UbiMon: Ubiquitous Monitoring Environment for wearable and Implantable Sensors

Speaker:          Prof. Guang-Zhong Yang   
                  Director of the Royal Society/Wolfson Foundation 
                  Medical Image Computing Laboratory, Imperial College, 
                  UK
   

Title:            UbiMon: Ubiquitous Monitoring Environment for wearable 
                  and Implantable Sensors


Date:             Tuesday, 09 March 2004 

Time:             3:00pm - 4:00pm 

Venure:           Room 1401    


ABSTRACT: 

"Future Health - Is Pervasive Computing the answer for Hong Kong and UK?"
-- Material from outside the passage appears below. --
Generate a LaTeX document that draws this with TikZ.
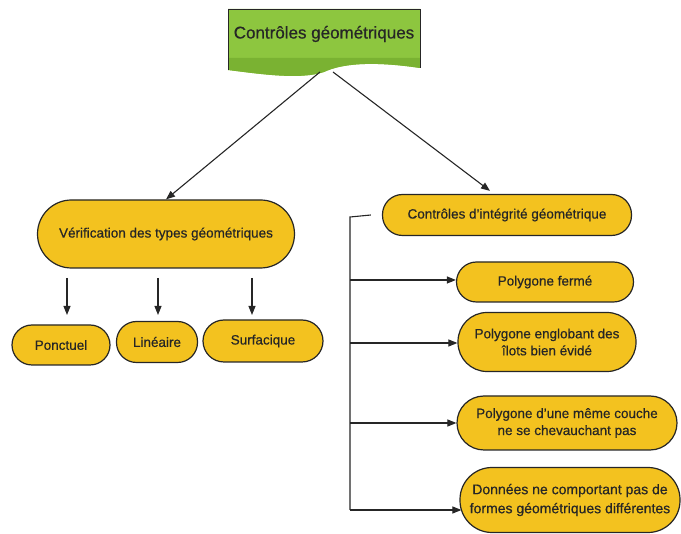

The UbiMon project is to investigate mobile integration issues related to
novel miniaturised low power sensor interface circuitry design and
distributed computing environment for multi-sensory data fusion and
decision support. The talk presents the project vision and the latest
technical development with specific emphasis on System architecture and
low power system design, Intelligent data acquisition and context
awareness, Multi-sensor data fusion, data mining and practical
applications.


BIOGRAPHY: 

Professor Guang-Zhong Yang received B.Sc. in Electrical Engineering from
Shanghai Jiao Tong University, and Ph.D. in Computer Science from Imperial
College, London. He served as a senior and then the principal scientist of
the Cardiovascular Magnetic Resonance (CMR) Unit, Royal Brompton Hospital
before rejoining Imperial College in 1999. He is now head of the Visual
Information Processing (VIP) research group at the Department of Computing
and Chair in Medical Image Computing. His current research focuses on
Medical Image Computing, Simulation and Augmented Reality, Computational
Vision and Image Processing, and Perceptual Intelligence. Professor Yang
received the I. I. Rabi Award from the International Society for Magnetic
Resonance in Medicine (ISMRM) for his work on Cardiovascular Magnetic
Resonance Flow Imaging, and is founding Chairman of IEEE UK/RI Engineering
in Medicine and Biology. He is Director of the Royal Society/Wolfson
Foundation Medical Image Computing Laboratory at Imperial College.